Maybe you’ve thought about going solar for a while to save on your electricity bill, but don’t want to deal with installing solar panels if you opt for rooftop solar. Or perhaps you are a big solar advocate looking to reduce your carbon footprint, but you’re currently renting a property. Whether your goal is to save money, support clean energy, or both, you might be curious to know how community solar programs work, what the pros and cons are, and get some information on available incentives and energy credits.
Downsides of Community Solar
#1 Still Growing
First and foremost, the most significant barrier you’ll run into with community solar programs is that they aren’t available in every state. So far, community solar projects are located in 39 states, plus Washington, D.C., and only 22 states, plus Washington, D.C., have policies that support community solar. However, thanks to the Inflation Reduction Act, there will be tax credits and rebates for consumers who buy electric cars, install solar panels or make other positive environmental changes to their homes. This means we should expect to see a rapid increase and adoption of community solar programs nationwide.
#2 Not Eligible for Solar Rebates and Tax Credits
By going solar through a subscription model instead of installing your own on-site panels, many customers won’t be eligible to receive certain solar rebates and tax credits offered by governments and utility companies. Many of these incentives are only available to people who purchase and own a solar system, meaning if you can’t afford to install your own panels, you may miss out on these incentives.

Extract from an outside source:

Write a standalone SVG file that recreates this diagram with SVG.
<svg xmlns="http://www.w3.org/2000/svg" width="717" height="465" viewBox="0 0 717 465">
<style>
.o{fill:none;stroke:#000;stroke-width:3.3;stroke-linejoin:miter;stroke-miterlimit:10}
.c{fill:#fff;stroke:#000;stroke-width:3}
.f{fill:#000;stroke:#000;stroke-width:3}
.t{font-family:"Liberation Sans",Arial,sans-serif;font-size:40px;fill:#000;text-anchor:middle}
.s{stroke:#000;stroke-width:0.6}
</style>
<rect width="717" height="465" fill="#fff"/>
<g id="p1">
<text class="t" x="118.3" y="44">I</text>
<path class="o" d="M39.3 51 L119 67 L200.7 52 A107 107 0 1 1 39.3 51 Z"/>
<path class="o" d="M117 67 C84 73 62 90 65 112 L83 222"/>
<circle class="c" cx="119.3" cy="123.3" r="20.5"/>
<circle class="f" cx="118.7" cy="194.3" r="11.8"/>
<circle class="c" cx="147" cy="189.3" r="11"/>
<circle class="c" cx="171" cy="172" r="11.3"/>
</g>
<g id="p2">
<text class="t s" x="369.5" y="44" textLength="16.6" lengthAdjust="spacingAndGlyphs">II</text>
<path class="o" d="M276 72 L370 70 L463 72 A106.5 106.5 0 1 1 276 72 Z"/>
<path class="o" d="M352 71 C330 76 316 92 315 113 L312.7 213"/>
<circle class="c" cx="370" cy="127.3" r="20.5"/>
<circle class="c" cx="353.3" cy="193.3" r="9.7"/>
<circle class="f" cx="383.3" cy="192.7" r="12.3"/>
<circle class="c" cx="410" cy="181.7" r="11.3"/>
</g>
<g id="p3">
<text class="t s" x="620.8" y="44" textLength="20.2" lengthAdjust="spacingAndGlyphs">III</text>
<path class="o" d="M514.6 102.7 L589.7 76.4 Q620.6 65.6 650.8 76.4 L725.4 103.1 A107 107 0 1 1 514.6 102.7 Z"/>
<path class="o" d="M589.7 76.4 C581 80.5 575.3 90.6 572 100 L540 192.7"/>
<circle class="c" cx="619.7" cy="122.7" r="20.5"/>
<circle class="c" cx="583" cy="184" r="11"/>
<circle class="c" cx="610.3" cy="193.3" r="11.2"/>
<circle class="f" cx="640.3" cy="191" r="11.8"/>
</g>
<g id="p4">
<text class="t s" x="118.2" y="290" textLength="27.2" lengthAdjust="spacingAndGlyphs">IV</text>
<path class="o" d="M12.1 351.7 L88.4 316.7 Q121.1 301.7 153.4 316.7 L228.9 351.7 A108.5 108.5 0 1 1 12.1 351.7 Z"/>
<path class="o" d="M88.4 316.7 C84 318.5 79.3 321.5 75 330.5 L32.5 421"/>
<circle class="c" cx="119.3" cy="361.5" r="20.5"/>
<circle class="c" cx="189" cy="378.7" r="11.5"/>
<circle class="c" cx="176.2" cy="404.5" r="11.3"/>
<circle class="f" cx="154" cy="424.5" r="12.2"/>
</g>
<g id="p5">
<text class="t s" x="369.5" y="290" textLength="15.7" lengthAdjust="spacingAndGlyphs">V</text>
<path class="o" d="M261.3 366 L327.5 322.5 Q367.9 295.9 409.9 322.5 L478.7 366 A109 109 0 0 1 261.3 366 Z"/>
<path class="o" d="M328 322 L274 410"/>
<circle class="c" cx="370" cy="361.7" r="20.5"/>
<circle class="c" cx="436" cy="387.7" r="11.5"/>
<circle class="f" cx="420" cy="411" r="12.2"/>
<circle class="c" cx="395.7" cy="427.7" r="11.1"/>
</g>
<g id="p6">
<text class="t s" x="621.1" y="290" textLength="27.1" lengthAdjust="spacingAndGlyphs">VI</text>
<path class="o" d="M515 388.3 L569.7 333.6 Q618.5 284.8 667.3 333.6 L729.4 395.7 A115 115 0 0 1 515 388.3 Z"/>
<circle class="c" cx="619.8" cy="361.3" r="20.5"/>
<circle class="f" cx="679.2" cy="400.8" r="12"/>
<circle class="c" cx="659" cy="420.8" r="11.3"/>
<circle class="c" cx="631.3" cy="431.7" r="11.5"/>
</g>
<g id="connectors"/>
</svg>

The advantages listed below might make up for that, especially for renters looking for a way to support solar projects or homeowners who don’t want to spend thousands of dollars on upfront energy costs.
Advantages of Community Solar
#1 No Upfront Costs
One of the biggest draws to community solar as opposed to rooftop solar is that property owners don’t have to deal with a 3rd party’s upfront costs and installation logistics for their home solar system. Instead, you get all the benefits of solar power by subscribing to an offsite solar array. A private solar system to meet the energy demands of an average-sized home can cost anywhere from $11,000 to $40,000, depending on the type of panels selected, labor costs, and which tax credits you’re eligible for. It can take anywhere from 10 to 30 years for that investment to pay for itself through home-energy generation. With community solar programs, there typically are no upfront investments from customers to start the solar project and build the solar array.
#2 Save Money With Solar Bill Credits
By opting for the subscription model and joining an off-site or remote solar system program, customers get energy bill credits through their local utility for energy generation from the community solar project. This is one of the greatest benefits of community solar, and it’s called virtual net metering. Virtual net metering is an important aspect of community solar programs and how customers can save money by subscribing to a solar farm.
#3 Reduce Your Carbon Footprint
Burning fossil fuels for energy production and transportation is causing rampant climate change and has many other negative environmental impacts and human health issues. By spending money on and supporting clean and renewable energy sources, you help pave the way to a better future for our planet and future generations. This is true regardless of whether you choose to install solar panels directly on your property or if you decide to sign up for a community solar project such as Clearway Community Solar.
So, is community solar a good deal? It depends on your circumstances, but most people can benefit from solar power through financial savings, bill incentives, and decreasing their dependence on fossil fuels.